A croire que les mouvements frénétiques qui ont agité les spectateurs du festival Marsatac, le week-end précédant Garorock, se sont transformés en danse de la pluie. Dans la semaine qui s’est déroulée entre les deux rendez-vous, il a coulé plus d’eau que de codéine dans un morceau de Lil Wayne. Résultat : le terrain sur lequel l’événement pose ses baffles chaque année s’est vite transformé en un temple de boue. Les intégristes ne jurant que par les pass trois jours l’auront constaté dès le vendredi ; les plus belles sapes qu’ils avaient prévues n’avaient plus qu’à être roulées en boule pour servir d’oreiller dans le camping du festival, où les moments de calme se sont fait plus rares qu’une apparition de Jay Electronica.
Pas étonnant, donc, que le look des festivaliers ait rapidement pris des airs de salon de l’agriculture. Les faits ne trompent pas : dès le samedi, les bottes étaient en rupture de stock dans toutes les enseignes de la ville. Tout ça n’a pas empêché 105 000 personnes de franchir les portes de l’événement. Si le festival était à l’origine clairement orienté punk rock (son intitulé en témoigne), il affiche depuis une dizaine d’année des rappeurs à son tableau de chasse. Pour répondre aux attentes du public, certainement, mais sans doute aussi parce que le rap et son énergie débridée et insolente est un parfait parallèle de ce que représentait le rock pour les générations précédentes.

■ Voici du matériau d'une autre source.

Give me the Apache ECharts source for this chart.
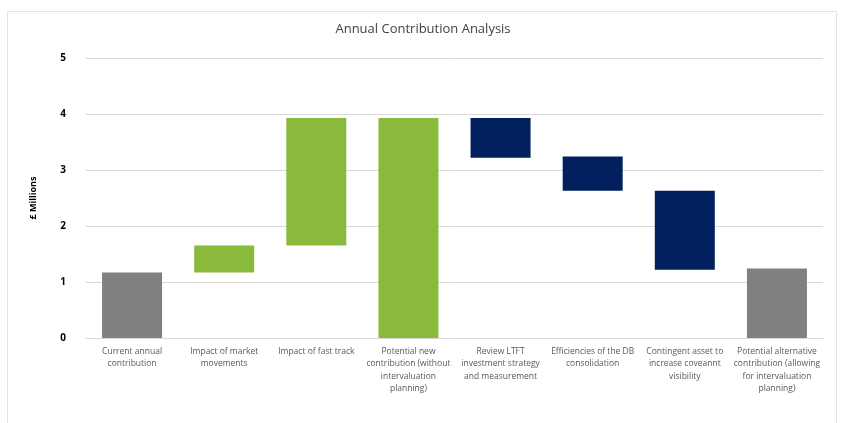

Ce ne sont pas les Flatbush Zombies qui nous feront penser le contraire. Programmés assez tôt dans la timetable, ils n’ont eu besoin que de quelques minutes pour décrotter les chaussures d’un public agité. En s’accordant un break à mi-concert sur les guitares grasses de « Smells Like Teen Spirit« , le groupe a montré qu’en 2017, les étiquettes ne sont faites que pour être décollées. La fournaise est déjà bien attisée lorsque Meechy Darko prend tout le monde par surprise – sécurité comprise – et court s’enliser avec le public le temps d’un couplet. Avant de conclure le live par un « Open. Your. Fucking. Minds! » qui prend tout son écho via la programmation éclectique du festival.
« Ouvrir vos putains d’esprits », c’est justement ce que proposent les deux américains de Ho99o9. Si l’on est de plus en plus convaincus que le rap est on ne peut plus punk, le duo a carrément mis à genoux la frontière entre ces deux genres. En résulte un Objet Musical Non Identifié à la Death Grips – en plus rock – qui perturbe et fascine à la fois. De ce que l’on a vu à Marseille, on est à peu près sûrs que la prestation de Tommy Cash la veille était du même acabit. M.I.A. entre en scène quelques minutes plus tard au son de « Borders« . L’anglaise assure un show bien rôdé (voire trop ?), mais parvient à capter l’attention d’une majeure partie du public à l’aide de sa scénographie audacieuse.
Le dimanche, c’est au tour de Panama Bende d’assurer la promotion du rap français sur le festival – nous avons loupé Georgio qui concourrait pour les faveurs du public le vendredi. Assumant ensemble les écarts en solo de chacun (notamment Aladin 135 et PLK), le crew a déroulé son rap polyvalent et taillé pour le live. Ormaz finit par descendre de scène pour aller foutre son bordel, au beau milieu d’un public qui n’attendait que ça pour se lancer dans des triple axel, option patinoire sur terre humide. Vint le vrai plat de résistance de la soirée, servi par Mac Miller en grande forme qui était attendu de pied ferme par un public de la première heure. L’occasion d’éprouver la saveur en live de ses derniers singles « Stay« , « Dang! » et « God Is Fair, Sexy Nasty« , les absences de Kendrick Lamar et Anderson .Paak étant compensées par l’atmosphère fiévreuse qui s’est emparée du festival pendant un peu plus d’une heure.
Trois jours durant, les artistes qui se sont succédé sur les trois scènes principales de Garorock ont réussi à insuffler un vrai souffle de vie en plein cœur du Sud-Ouest. A voir le public s’amoncelant devant chaque chapitre rap de la programmation, on n’a plus vraiment de doutes sur le fait que le genre soit devenu l’un des courants majeurs de la musique populaire, au sens noble du terme. Sans pour autant perdre de son énergie, ni de ce qui fait sa spécificité, pour le plus grand bonheur de ceux qui ont toujours supporté la culture hip-hop – et l’ont suivie dans ses multiples ramifications. La 21ème édition de Garorock l’aura prouvé : la bonne musique propage ses ondes à travers tous les milieux. Y compris la boue.